Theron’s Lorraine Broughton is a brilliant and lethal agent brought in to track down a list of spies and operatives that has gone missing. Why people continue to put all the information and aliases of spies and operatives on a piece of microfilm boggles the mind, but that is the McGuffin for this film.
Lorraine teams up with Percival (James McAvoy), a somewhat rogue agent who was last to see a key asset who has memorized the list. While trying to avoid Soviet entanglements, Lorraine and Percival work to smuggle this information out of East Berlin. The movie itself is told in flashback from Lorraine’s perspective as she is debriefed by her superiors, wearing the bruises and black eyes from her many battles.
The big reason to see this movie is to watch Charlize Theron kick a whole lotta ass throughout. It’s being heralded as a new version of a 007 flick, a James Blonde tale, if you will. Similarly, I have heard many comparisons to the “John Wick” films as well. Those are bold claims that don’t entirely hold water, but I can see why they are being made.
At a time when there is an alarming debate in the national media about whether the Russians are still the enemy (they are in many ways, by the way), it’s refreshing to see a film that harkens back to a time when the Cold War lines were more deliberately drawn. It makes things easy to frame this story in such a way, even with the possibilities of double agents and betrayal, it’s a simple presentation of governmental good and bad (all in shades of gray).
Charlize Theron is certainly imposing in the role, looking quite convincing as she takes out multiple assassins in one fight scene. She may be a bit ludicrous at times, wearing high heel hooker boots and fishnets, but I suppose that’s nothing more silly than James Bond duking it out in an Armani tuxedo.
In particular, there is an action centerpiece that features a continuous (or rather, edited to be continuous) shot of a spectacular fight sequence and chase scene. Lorraine isn’t impervious to defeat like a character from the “Fast and Furious” movies, but rather she just manages to stay standing and stay alive longer than her adversaries. That offers a bit of humanity to counter the absurdity of the film.
Still, the movie has some problems. First of all, it runs long, feeling like we’re retracing steps and taking too much time behind the iron curtain. For the James Bond comparison, those films work with the many locations and running times north of two hours because they change locations so often. “Atomic Blonde” felt like it simply spent too much time going from hovel to hovel in the Eastern Bloc.
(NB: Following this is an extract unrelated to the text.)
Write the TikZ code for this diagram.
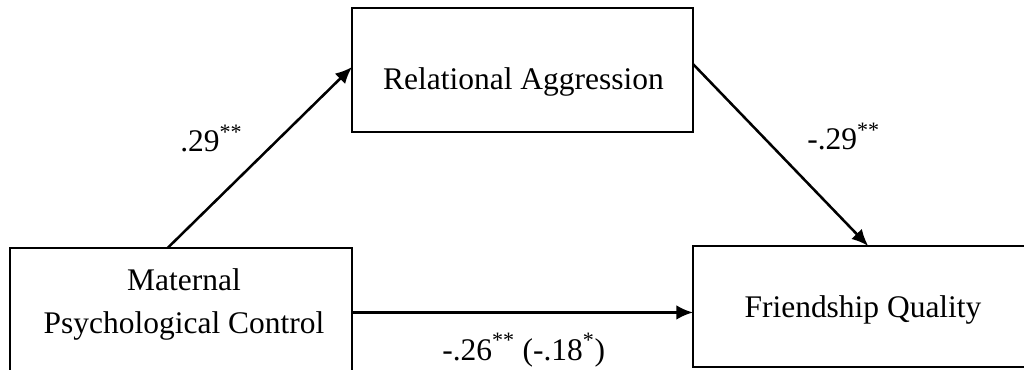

Also, the story – as complicated as it can be at times – collapses under the weight of cliche and predictability. It’s still fun if you can see things coming, but it would have been better to get caught blindsided now and then.
In the end, “Atomic Blonde” is fun to watch and shamelessly set in an R-rated universe. I’m not convinced that this will usurp the Bond franchise at this point, but it’s a nice diversion as we weight for the next one of those to crank through the Hollywood meat grinder.